Let's say I'm chairing a meeting with a bunch of people here. I have an agenda item which is to discuss the time that we suggest or what we feel about raising money through certain means? Then we have a discussion about that. As the moderator of that discussion I don't move on until I see that pencil stop moving, disappear for example.

Christian: You had to moderate it. That's probably for the presentation part?

Donnie: Yeah. There's always a chair but that's an interesting point we can get to in a moment. The crucial thing here is that, in a voice meeting, let's say, typically someone will say, "All right. Any other views on that?" If someone doesn't speak up in the next one second, or two seconds, it's over.

But in Skype, you wait until the pencil stops moving and even if you start to move on, if the pencil starts moving again, on the screen, you know that someone wants to say something. In other words the conversation isn't over, until it's really over. Here is the most crucial thing we learned about this.

The research shows that 25 percent of groups or more are introverted in attendances. As an extroverted group meetings, I know how much people like myself control meetings. We take over. We do that by having a lot of talk, and not much silence in the meetings.

When you have Skype meetings or online instant message meetings, all of a sudden your meetings are in silence. It gives people who have visual and written communication forms, who favor those forms of communication it gives them a chance to actually participate in ways that they can't easily participate in spoken meetings.

Christian: Or they wouldn't have to do it?

Donnie: Right. Our team is probably I would say 50/50 or maybe even slightly introverted in its nature and yet those people are some of the most vocal in our team, because it gives them a chance to see text and respond by writing. Before they click, send on a message, they can see what they've written, which you can't do when you speak.

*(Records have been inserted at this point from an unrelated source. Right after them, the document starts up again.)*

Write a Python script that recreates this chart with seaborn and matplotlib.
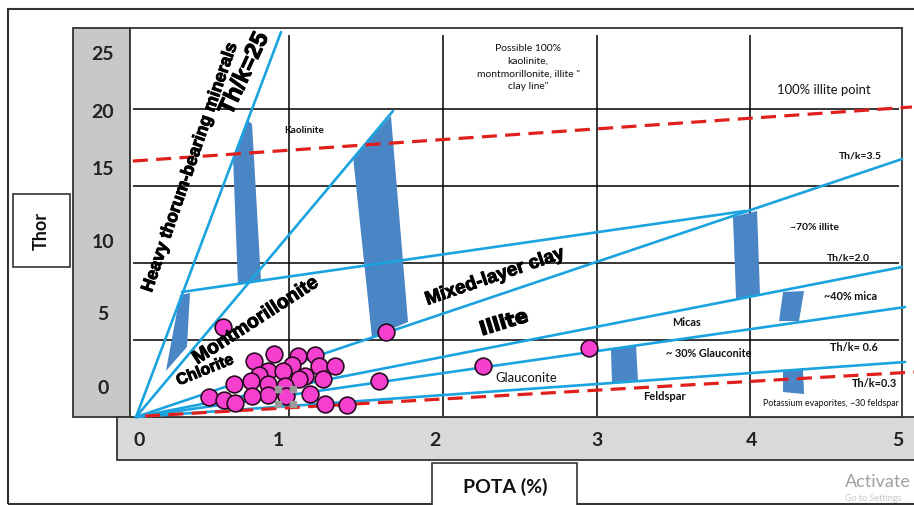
import matplotlib
matplotlib.use("Agg")
import matplotlib.pyplot as plt
from matplotlib.patches import Rectangle, Polygon
import matplotlib.patheffects as pe
import seaborn as sns
import pandas as pd

W, H = 914, 506

# ---------------- data ----------------
# well samples (POTA %, Thor ppm)
pota = [0.567, 1.629, 0.899, 1.055, 1.166, 0.769, 1.016, 1.192, 1.296, 0.860,
        0.958, 0.801, 1.101, 1.062, 1.218, 0.749, 0.638, 0.860, 0.971, 1.583,
        1.134, 0.860, 0.756, 0.977, 0.476, 0.573, 0.645, 1.231, 1.375, 2.261,
        2.951]
thor = [5.84, 5.52, 4.09, 3.96, 4.03, 3.64, 3.38, 3.31, 3.31, 2.99,
        2.99, 2.73, 2.66, 2.47, 2.47, 2.34, 2.14, 2.14, 2.01, 2.34,
        1.49, 1.43, 1.36, 1.36, 1.30, 1.10, 0.91, 0.84, 0.78, 3.31,
        4.48]

# Th/K ratio lines from the origin (end points)
ray_x = [0.945, 1.674, 4.99, 4.99, 5.01, 5.01]
ray_y = [25.0, 19.87, 16.75, 9.74, 7.14, 3.57]

# montmorillonite / mixed-layer boundary
mix_x = [0.30, 3.967]
mix_y = [8.12, 13.38]

# red dashed lines
red_up_x = [-0.02, 5.055]
red_up_y = [16.62, 20.13]
red_low_x = [0.059, 5.068]
red_low_y = [0.065, 2.92]

# blue zone wedges
q_heavy = [(0.195, 2.99), (0.287, 7.92), (0.352, 8.05), (0.332, 4.55)]
q_kaol = [(0.632, 16.88), (0.723, 19.29), (0.756, 19.03), (0.814, 8.90), (0.664, 8.64)]
q_mont = [(1.414, 16.88), (1.661, 19.55), (1.772, 6.17), (1.537, 5.19)]
q_ill70 = [(3.889, 12.99), (4.046, 13.38), (4.065, 7.92), (3.909, 7.66)]
q_mica40 = [(4.215, 8.12), (4.352, 8.18), (4.319, 6.23), (4.189, 6.23)]
q_glau30 = [(3.094, 4.35), (3.257, 4.68), (3.270, 2.40), (3.101, 2.21)]
q_evap = [(4.215, 3.05), (4.345, 3.05), (4.352, 1.49), (4.215, 1.62)]
wedges = [q_heavy, q_kaol, q_mont, q_ill70, q_mica40, q_glau30, q_evap]

# grid and tick labels
grid_x = [1, 2, 3, 4]
grid_y = [5, 10, 15, 20]
xtick_pos = [0.02, 0.93, 1.95, 3.0, 4.01, 4.96]
xtick_lab = ["0", "1", "2", "3", "4", "5"]
ytick_pos = [23.70, 19.94, 16.23, 11.49, 6.82, 2.01]
ytick_lab = ["25", "20", "15", "10", "5", "0"]

# selection handles seen around one marker
handle_x = [0.925, 1.023, 0.925, 1.023]
handle_y = [1.82, 1.82, 0.84, 0.84]

# small annotations: text, x, y, size, weight
small_labels = [
    ("Kaolinite", 1.094, 18.64, 7.2, "bold"),
    ("Possible 100%\nkaolinite,\nmontmorillonite, illite \"\nclay line\"", 2.554, 22.75, 7.5, "normal"),
    ("100% illite point", 4.482, 21.30, 9.4, "normal"),
    ("Th/k=3.5", 4.717, 17.01, 7.5, "bold"),
    ("~70% illite", 4.417, 12.34, 7.5, "bold"),
    ("Th/k=2.0", 4.638, 10.39, 7.5, "bold"),
    ("~40% mica", 4.658, 7.86, 7.8, "bold"),
    ("Micas", 3.583, 6.17, 7.8, "bold"),
    ("Th/k= 0.6", 4.678, 4.61, 7.8, "bold"),
    ("~ 30% Glauconite", 3.733, 4.16, 7.8, "bold"),
    ("Glauconite", 2.541, 2.60, 9.4, "normal"),
    ("Th/k=0.3", 4.814, 2.27, 7.8, "bold"),
    ("Feldspar", 3.440, 1.40, 8, "bold"),
    ("Potassium evaporites, ~30 feldspar", 4.528, 0.97, 6.4, "normal"),
]

# big rotated zone names: text, x, y, rotation, size
zone_labels = [
    ("Heavy thorum-bearing minerals", 0.352, 16.2, 71, 12.6),
    ("Th/k=25", 0.705, 22.3, 65, 17),
    ("Montmorillonite", 0.782, 6.23, 33, 14),
    ("Chlorite", 0.450, 3.05, 22, 11.5),
    ("Mixed-layer clay", 2.339, 9.09, 19, 13.6),
]

line_blue = "#1ba3df"
wedge_blue = "#4a86c6"
red = "#e0201c"
dot_col = "#f43fcf"

sns.set_theme(style="white")
plt.rcParams["font.family"] = ["Lato", "DejaVu Sans"]

fig = plt.figure(figsize=(W / 100, H / 100), dpi=100)


def frac(x0, y0, x1, y1):
    return [x0 / W, 1 - y1 / H, (x1 - x0) / W, (y1 - y0) / H]


def fig_rect(x0, y0, x1, y1, **kw):
    r = frac(x0, y0, x1, y1)
    fig.add_artist(Rectangle((r[0], r[1]), r[2], r[3], transform=fig.transFigure, **kw))


# frame, grey label strips, axis title boxes
fig_rect(8, 10, 930, 505, fill=False, ec="#333333", lw=1.5, zorder=-2)
fig_rect(73, 29, 130, 418, fc="#c8c8c8", ec="#333333", lw=1.3, zorder=-1)
fig_rect(117, 418, 930, 461, fc="#d9d9d9", ec="#333333", lw=1.3, zorder=-1)
fig_rect(13, 195, 70, 268, fc="white", ec="#333333", lw=1.2, zorder=-1)
fig_rect(432, 464, 577, 515, fc="white", ec="#333333", lw=1.2, zorder=-1)
fig.text(41.5 / W, 1 - 231 / H, "Thor", rotation=90, ha="center", va="center",
         fontsize=13, fontweight="bold", color="#111111")
fig.text(505 / W, 1 - 487 / H, "POTA (%)", ha="center", va="center",
         fontsize=14, fontweight="bold", color="#111111")
fig.text(845 / W, 1 - 482 / H, "Activate", ha="left", va="center",
         fontsize=13, color="#a0a0a0")
fig.text(845 / W, 1 - 499 / H, "Go to Settings", ha="left", va="center",
         fontsize=6.5, color="#c8c8c8")

ax = fig.add_axes(frac(130, 29, 902, 418))
ax.set_facecolor("white")
ax.set_xlim(-0.039, 4.990)
ax.set_ylim(0, 25.26)
for s in ax.spines.values():
    s.set_color("#333333")
    s.set_linewidth(1.3)

# tick labels in the grey strips
ax.set_xticks(xtick_pos, xtick_lab)
ax.set_yticks(ytick_pos, ytick_lab)
ax.tick_params(axis="x", length=0, pad=16.5, labelsize=14, labelcolor="#222222")
ax.tick_params(axis="y", length=0, pad=19.5, labelsize=14, labelcolor="#222222")
for lab in ax.get_xticklabels():
    lab.set_va("center")
    lab.set_fontweight("bold")
for lab in ax.get_yticklabels():
    lab.set_ha("center")
    lab.set_fontweight("bold")

# grid
ax.vlines(grid_x, 0, 24.8, color="black", lw=1.1, zorder=1)
ax.hlines(grid_y, -0.02, 4.97, color="black", lw=1.1, zorder=1)

# wedges
for q in wedges:
    ax.add_patch(Polygon(q, closed=True, fc=wedge_blue, ec="none", zorder=2))

# ratio lines
for ex, ey in zip(ray_x, ray_y):
    ax.plot([0, ex], [0, ey], color=line_blue, lw=1.9, zorder=3, clip_on=False)
ax.plot(mix_x, mix_y, color=line_blue, lw=1.9, zorder=3)

# red dashed lines
ax.plot(red_up_x, red_up_y, color=red, lw=2.3, ls=(0, (4.7, 2.6)), zorder=3, clip_on=False)
ax.plot(red_low_x, red_low_y, color=red, lw=2.3, ls=(0, (4.7, 2.6)), zorder=3, clip_on=False)

# samples
df = pd.DataFrame({"POTA": pota, "Thor": thor})
sns.scatterplot(data=df, x="POTA", y="Thor", s=145, color=dot_col,
                edgecolor="#2a0a20", linewidth=1.2, ax=ax, zorder=5)
ax.scatter(handle_x, handle_y, marker="s", s=22, color="#9a9a9a", zorder=6)
ax.set_xlabel("")
ax.set_ylabel("")

for txt, x, y, size, weight in small_labels:
    ax.text(x, y, txt, ha="center", va="center", fontsize=size, fontweight=weight,
            color="#111111", linespacing=1.55, zorder=7)

thick = [pe.withStroke(linewidth=0.7, foreground="black")]
for txt, x, y, rot, size in zone_labels:
    ax.text(x, y, txt, ha="center", va="center", rotation=rot, rotation_mode="anchor",
            fontsize=size, fontweight="bold", family=["Liberation Sans", "DejaVu Sans"],
            color="black", zorder=7, path_effects=thick)

ax.text(2.397, 6.10, "Illite", ha="center", va="center", rotation=17,
        rotation_mode="anchor", fontsize=14, fontweight="heavy",
        family=["DejaVu Sans"], color="black", zorder=7,
        path_effects=[pe.withStroke(linewidth=0.9, foreground="black")])

fig.savefig("out.png", dpi=100)
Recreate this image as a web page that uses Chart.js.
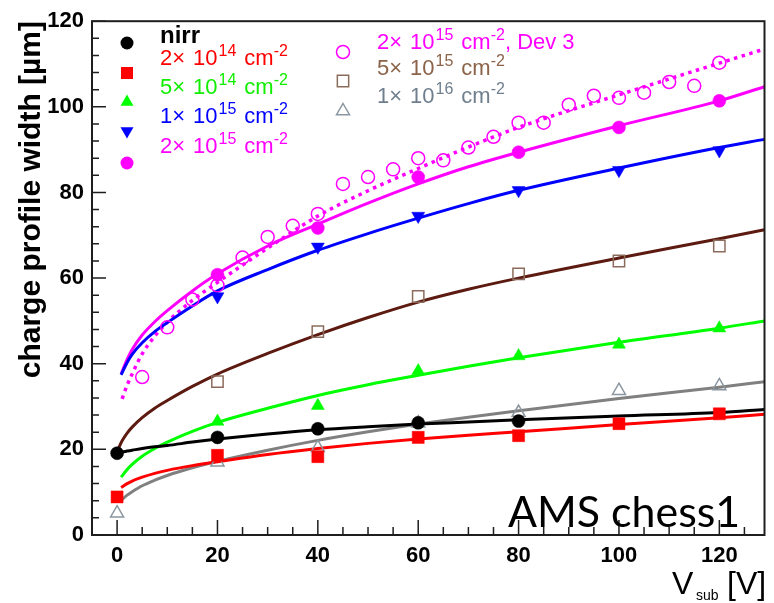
<!DOCTYPE html>
<html><head><meta charset="utf-8">
<script src="https://cdn.jsdelivr.net/npm/chart.js@4.4.1/dist/chart.umd.min.js"></script>
<style>html,body{margin:0;padding:0;background:#fff}#wrap{width:774px;height:603px}</style>
</head><body><div id="wrap"><canvas id="c" width="774" height="603"></canvas></div>
<script>
// ---- tick labels ----
const xTicks = [0, 20, 40, 60, 80, 100, 120];
const yTicks = [0, 20, 40, 60, 80, 100, 120];

// ---- measured points ----
const measX   = [0, 20, 40, 60, 80, 100, 120];
const nirrY   = [19.1, 22.8, 24.8, 26.2, 26.6, null, null];
const f2e14Y  = [8.9, 18.6, 18.3, 22.8, 23.2, 26.0, 28.3];
const f5e14Y  = [null, 26.5, 30.2, 38.3, 41.8, 44.5, 48.3];
const f1e15Y  = [null, 55.7, 67.3, 74.5, 80.5, 85.2, 89.8];
const f2e15Y  = [null, 60.8, 71.7, 83.6, 89.4, 95.2, 101.4];
const f5e15Y  = [null, 35.8, 47.5, 55.7, 61.0, 64.0, 67.5];
const f1e16Y  = [5.1, 17.0, 20.4, 26.1, 28.6, 33.7, 34.8];
const dev3X   = [5, 10, 15, 20, 25, 30, 35, 40, 45, 50, 55, 60, 65, 70, 75, 80, 85, 90, 95, 100, 105, 110, 115, 120];
const dev3Y   = [36.9, 48.5, 55.0, 58.3, 64.8, 69.6, 72.2, 75.0, 82.0, 83.6, 85.4, 88.0, 87.5, 90.5, 93.0, 96.3, 96.3, 100.5, 102.6, 102.1, 103.3, 105.8, 104.9, 110.3];

// ---- fit curves ----
const fitXa    = [0.8, 2, 3, 5, 7.5, 10, 15, 20, 30, 40, 50, 60, 70, 80, 100, 120, 129];
const fit2e15  = [37.6, 41.0, 43.3, 46.7, 49.8, 52.4, 57.0, 61.0, 67.5, 72.6, 77.5, 82.0, 86.0, 89.4, 95.6, 101.4, 104.7];
const fit1e15  = [37.4, 40.3, 42.2, 44.9, 47.5, 49.6, 53.5, 57.0, 62.0, 66.5, 70.4, 74.0, 77.4, 80.5, 85.7, 90.5, 92.4];
const fit5e14  = [13.5, 15.3, 16.5, 18.4, 20.2, 21.7, 24.2, 26.3, 29.6, 32.6, 35.1, 37.3, 39.4, 41.4, 45.0, 48.3, 50.0];
const fit2e14  = [11.1, 12.0, 12.6, 13.5, 14.4, 15.1, 16.2, 17.1, 18.8, 20.2, 21.4, 22.4, 23.3, 24.1, 25.8, 27.4, 28.2];
const fit1e16  = [8.1, 9.3, 10.1, 11.5, 12.8, 13.9, 15.7, 17.2, 19.8, 22.1, 24.1, 25.9, 27.5, 29.0, 31.9, 34.5, 35.8];
const fitXb    = [0, 1, 2, 3, 5, 7.5, 10, 15, 20, 30, 40, 50, 60, 70, 80, 100, 120, 129];
const fitNirr  = [19.2, 19.4, 19.6, 19.8, 20.2, 20.6, 20.9, 21.7, 22.4, 23.6, 24.6, 25.3, 25.9, 26.4, 26.9, 27.8, 28.6, 29.3];
const fit5e15  = [19.5, 22.0, 23.8, 25.2, 27.4, 29.6, 31.4, 34.7, 37.6, 42.4, 46.8, 50.8, 54.4, 57.4, 60.0, 64.7, 69.2, 71.3];
const fitXd    = [1, 2, 3, 5, 7.5, 10, 15, 20, 30, 40, 50, 60, 70, 80, 100, 120, 129];
const fitDev3  = [31.8, 35.0, 37.6, 42.3, 46.4, 49.7, 54.8, 59.0, 67.0, 74.5, 80.4, 85.6, 90.6, 95.2, 102.8, 110.2, 113.5];

// ---- legend ----
const legendCoef = ['2', '5', '1', '2', '2', '5', '1'];
const legendExp  = ['14', '14', '15', '15', '15', '15', '16'];
const legendSuffix = ['', '', '', '', ', Dev 3', '', ''];

const C = {
  nirr:'#000000', r:'#ff0000', g:'#00ff00', b:'#0000ff', m:'#ff00ff',
  brownLine:'#5c1a10', brownMk:'#8b6c5c', grayLine:'#808080', grayMk:'#8a96a0'
};

function pts(xs, ys){ const o=[]; xs.forEach((x,i)=>{ if(ys[i]!==null) o.push({x:x,y:ys[i]}); }); return o; }
function mk(data, color, style, r, open, rot){
  return {data:data, showLine:false, pointStyle:style, pointRadius:r, pointHoverRadius:r,
    pointRotation:rot||0, pointBorderColor:color, pointBackgroundColor:open?'rgba(0,0,0,0)':color,
    pointBorderWidth:open?1.5:0.5, borderColor:color, backgroundColor:color};
}
function fit(data, color, w, dash){
  return {data:data, showLine:true, pointRadius:0, pointHoverRadius:0, borderColor:color, borderWidth:w,
    borderDash:dash||[], cubicInterpolationMode:'monotone', fill:false, backgroundColor:color};
}

const datasets = [
  mk(pts(measX, nirrY), C.nirr, 'circle', 6.5, false),
  mk(pts(measX, f2e14Y), C.r, 'rect', 8.5, false),
  mk(pts(measX, f5e14Y), C.g, 'triangle', 7.5, false),
  mk(pts(measX, f1e15Y), C.b, 'triangle', 7.5, false, 180),
  mk(pts(measX, f2e15Y), C.m, 'circle', 6.5, false),
  mk(pts(dev3X, dev3Y), C.m, 'circle', 6.5, true),
  mk(pts(measX, f5e15Y), C.brownMk, 'rect', 8, true),
  mk(pts(measX, f1e16Y), C.grayMk, 'triangle', 7.5, true),
  fit(pts(fitXb, fitNirr), C.nirr, 3),
  fit(pts(fitXa, fit2e14), C.r, 3),
  fit(pts(fitXa, fit5e14), C.g, 3),
  fit(pts(fitXa, fit1e15), C.b, 3),
  fit(pts(fitXa, fit2e15), C.m, 3),
  fit(pts(fitXd, fitDev3), C.m, 3.5, [3.5, 4.5]),
  fit(pts(fitXb, fit5e15), C.brownLine, 3),
  fit(pts(fitXa, fit1e16), C.grayLine, 3)
];

const SANS = '"Liberation Sans", Arial, Helvetica, sans-serif';

function marker(ctx, x, y, style, color, open, r){
  ctx.save();
  ctx.fillStyle = color; ctx.strokeStyle = color; ctx.lineWidth = 1.5;
  ctx.beginPath();
  if (style==='circle') ctx.arc(x, y, r, 0, Math.PI*2);
  else if (style==='rect') { const s=r*Math.SQRT1_2; ctx.rect(x-s, y-s, 2*s, 2*s); }
  else if (style==='tri') { ctx.moveTo(x, y-r); ctx.lineTo(x+r*0.866, y+r*0.5); ctx.lineTo(x-r*0.866, y+r*0.5); ctx.closePath(); }
  else if (style==='tridown') { ctx.moveTo(x, y+r); ctx.lineTo(x+r*0.866, y-r*0.5); ctx.lineTo(x-r*0.866, y-r*0.5); ctx.closePath(); }
  if (open) ctx.stroke(); else ctx.fill();
  ctx.restore();
}

function rich(ctx, x, y, i, color){
  const base = '22px ' + SANS, sup = '16px ' + SANS;
  ctx.fillStyle = color; ctx.textBaseline = 'alphabetic'; ctx.textAlign = 'left';
  let cx = x;
  const seg = (t, f, dy) => { ctx.font = f; ctx.fillText(t, cx, y + dy); cx += ctx.measureText(t).width; };
  seg(legendCoef[i] + '\u00d7', base, 0);
  cx += 8;
  seg('10', base, 0);
  cx += 1;
  seg(legendExp[i], sup, -9);
  cx += 8;
  seg('cm', base, 0);
  seg('-2', sup, -9);
  if (legendSuffix[i]) seg(legendSuffix[i], base, 0);
}

const deco = {
  id: 'deco',
  afterDraw(chart){
    const ctx = chart.ctx, a = chart.chartArea, xs = chart.scales.x, ys = chart.scales.y;
    ctx.save();
    // frame
    ctx.strokeStyle = '#1e1e1e'; ctx.lineWidth = 2;
    ctx.strokeRect(a.left, a.top, a.right - a.left, a.bottom - a.top);
    // inward ticks
    ctx.lineWidth = 1.5; ctx.beginPath();
    for (let v = -5; v <= 129; v += 5) {
      const px = xs.getPixelForValue(v); const L = (v % 20 === 0) ? 15 : 8;
      ctx.moveTo(px, a.bottom); ctx.lineTo(px, a.bottom - L);
    }
    for (let v = 0; v <= 120; v += 4) {
      const py = ys.getPixelForValue(v); const L = (v % 20 === 0) ? 14 : 7;
      ctx.moveTo(a.left, py); ctx.lineTo(a.left + L, py);
    }
    ctx.stroke();

    // y title
    ctx.save();
    ctx.translate(40, 21); ctx.rotate(-Math.PI/2);
    ctx.font = 'bold 30px ' + SANS; ctx.fillStyle = '#000'; ctx.textAlign = 'right'; ctx.textBaseline = 'alphabetic';
    ctx.fillText('charge profile width [\u00b5m]', 0, 0);
    ctx.restore();

    // x title
    ctx.fillStyle = '#000'; ctx.textAlign = 'left'; ctx.textBaseline = 'alphabetic';
    ctx.font = '32px ' + SANS; ctx.fillText('V', 672, 594);
    ctx.font = '14px ' + SANS; ctx.fillText('sub', 696, 600);
    ctx.font = '32px ' + SANS; ctx.fillText('[V]', 727, 594);

    // AMS chess1
    ctx.font = '44px Lato, "Open Sans", sans-serif';
    let w = ctx.measureText('AMS chess1').width;
    const fs = 44 * 232 / w;
    ctx.font = fs.toFixed(1) + 'px Lato, "Open Sans", sans-serif';
    ctx.fillStyle = '#000';
    ctx.fillText('AMS chess1', 508, 527);

    // legend, left column
    marker(ctx, 127, 43, 'circle', C.nirr, false, 6.5);
    ctx.font = 'bold 24px ' + SANS; ctx.fillStyle = '#000'; ctx.fillText('nirr', 160, 43);
    const leftRows = [
      {y:73, base:65, st:'rect', col:C.r, txt:'#ff0000', r:8.5},
      {y:102, base:94, st:'tri', col:C.g, txt:'#11ee00', r:7.5},
      {y:131, base:123, st:'tridown', col:C.b, txt:'#0000ff', r:7.5},
      {y:163, base:153, st:'circle', col:C.m, txt:'#ff00ff', r:6.5}
    ];
    leftRows.forEach((row, k) => { marker(ctx, 127, row.y, row.st, row.col, false, row.r); rich(ctx, 160, row.base, k, row.txt); });
    const rightRows = [
      {y:52, base:49, st:'circle', col:C.m, txt:'#ff00ff', r:6.5},
      {y:81, base:75, st:'rect', col:C.brownMk, txt:'#8b6349', r:8},
      {y:111, base:103, st:'tri', col:C.grayMk, txt:'#6f7f8e', r:7.5}
    ];
    rightRows.forEach((row, k) => { marker(ctx, 343, row.y, row.st, row.col, true, row.r); rich(ctx, 377, row.base, k + 4, row.txt); });
    ctx.restore();
  }
};

const tickFont = {family: SANS, size: 22, weight: 'bold'};
new Chart(document.getElementById('c'), {
  type: 'scatter',
  data: {datasets: datasets},
  options: {
    responsive: false, animation: false,
    layout: {padding: {top: 18, right: 6, left: 0, bottom: 0}},
    plugins: {legend: {display: false}, tooltip: {enabled: false}},
    scales: {
      x: {type: 'linear', min: -5, max: 129,
          grid: {display: false, drawTicks: false}, border: {display: false},
          ticks: {padding: 8, font: tickFont, color: '#000', maxRotation: 0, autoSkip: false},
          afterBuildTicks: s => { s.ticks = xTicks.map(v => ({value: v})); },
          afterFit: s => { s.height = 68; }},
      y: {type: 'linear', min: 0, max: 120,
          grid: {display: false, drawTicks: false}, border: {display: false},
          ticks: {padding: 8, font: tickFont, color: '#000', autoSkip: false},
          afterBuildTicks: s => { s.ticks = yTicks.map(v => ({value: v})); },
          afterFit: s => { s.width = 92; }}
    }
  },
  plugins: [deco]
});
</script>
</body></html>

You can't plan always what you want to say and then say it and revise it. You can even edit messages in instant messenger, if you want to change it. You also have the added bonus of...Communications in western world we're not very good at. We get hurt by lots of things that people say at meetings. We take them the wrong way, etc.

In instant messenger, it's not that online communication isn't froth with difficulty in terms of the things we say -- it is. We mistake an email for meaning something where it doesn't.

The emoticons that you can add at the end of messages can totally relax people, because you can say a line that might look like it could be interpreted in certain ways and be mostly provocative and then you put a smiley face or a wink and it would take the edge of that message, if there is already a base level of trust within the group.

Christian: I want you to discuss that.